Part 4: Histograms And Histogram Equalization

Dwayne Phillips

Dwayne Phillips works as a computer and electronics engineer with the United States Department of Defense. He has a Ph.D. in electrical and computer engineering at Louisiana State University. His interests include computer vision, artificial intelligence, software engineering, and programming languages.

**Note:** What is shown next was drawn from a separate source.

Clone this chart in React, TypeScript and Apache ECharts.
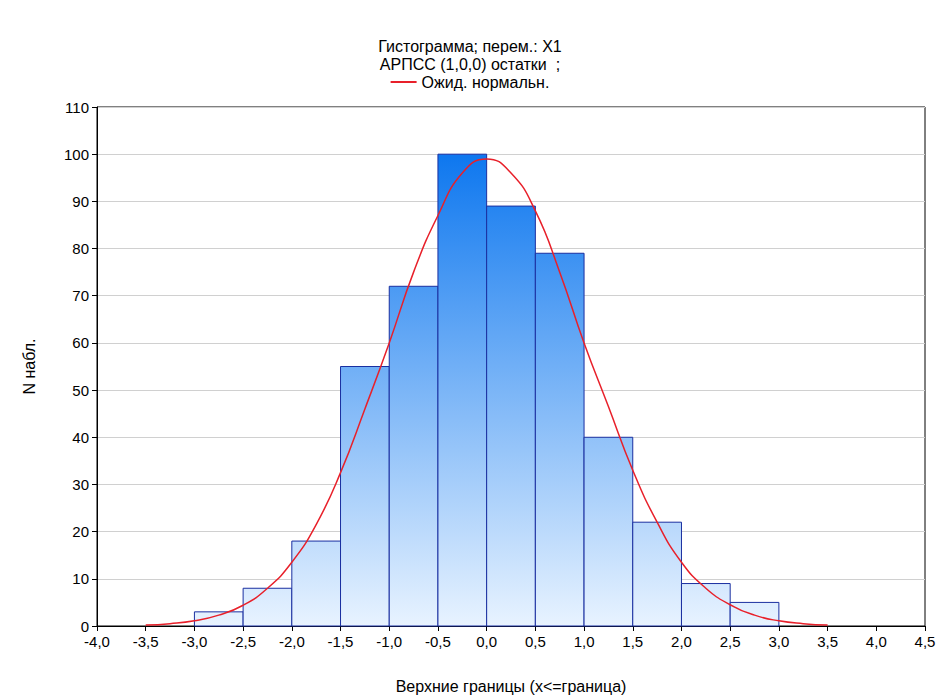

Introduction To The Series Of Articles
This is the fourth in a series of articles on images and image processing. The first article discussed image input and the Tag Image File Format. The second discussed two types of image output — printing and displaying numbers and displaying images as colors and grayscales using EGA and VGA. The third discussed another type of image output — halftoning, or how to display and print images using only black and white. This article will discuss histograms and histogram equalization.
Collectively this series has developed the foundation for the C Image Processing System (CIPS). CIPS can read TIFF images, display them (mono, CGA, EGA, VGA), and print them (laser printer, graphics, or character printer). CIPS is almost ready for image processing operators except for one more "preliminary" capability.
This article will explain that capability — histograms and histogram equalization. It will show why histogram equalization is a prerequisite to performing other image processing operations. And it will present source code to implement histogram equalization.

Histograms
A histogram uses a bar graph to profile the occurences of each gray level present in an image. Figure 1 shows a simple histogram. The horizontal axis is the gray-level values. It begins at zero and goes to the number of gray levels (256 in this example). Each vertical bar represents the number of times the corresponding gray level occurred in the image. In Figure 1 the bars "peak" at about 30, 90, 130, and 210, indicating that these gray levels occur most frequently in the image.
Among other uses, histograms can indicate whether or not an image was scanned properly. Figure 2 shows a histogram of an image that was scanned poorly. The gray levels are grouped together at the dark end of the histogram. This histogram indicates poor contrast. When produced from a normal image, it indicates improper scanning. The scanned image will look like a TV picture with the brightness and contrast turned down. (Of course, the same histogram could indicate proper scanning for certain unusual images, such as a black bear at night).
Histograms also help select thresholds for object detection (an object being a house, road, or person). Objects in an image tend to have similar gray levels. For example, in an image of a brick house, all the bricks will usually have similar gray levels. All the roof shingles will share similar gray levels but differ from the bricks. In Figure 1, for example, the valleys between the peaks at about 60 and 190 might indicate that the image contains three major kinds of objects — perhaps bricks, roof, and a small patch of sky. Practical object identification is never simply a matter of locating histogram peaks, but histograms have been important to much of the research in object identification.
Photograph 1 shows the boy image from the previous articles with its histogram (in the lower right hand corner). The gray levels in the histogram reach across most of the scale, indicating that this image was scanned with good contrast. Photograph 2 shows the house image from the previous articles with its histogram. Again, the histogram stretches across much of the scale indicating good scanning and contrast.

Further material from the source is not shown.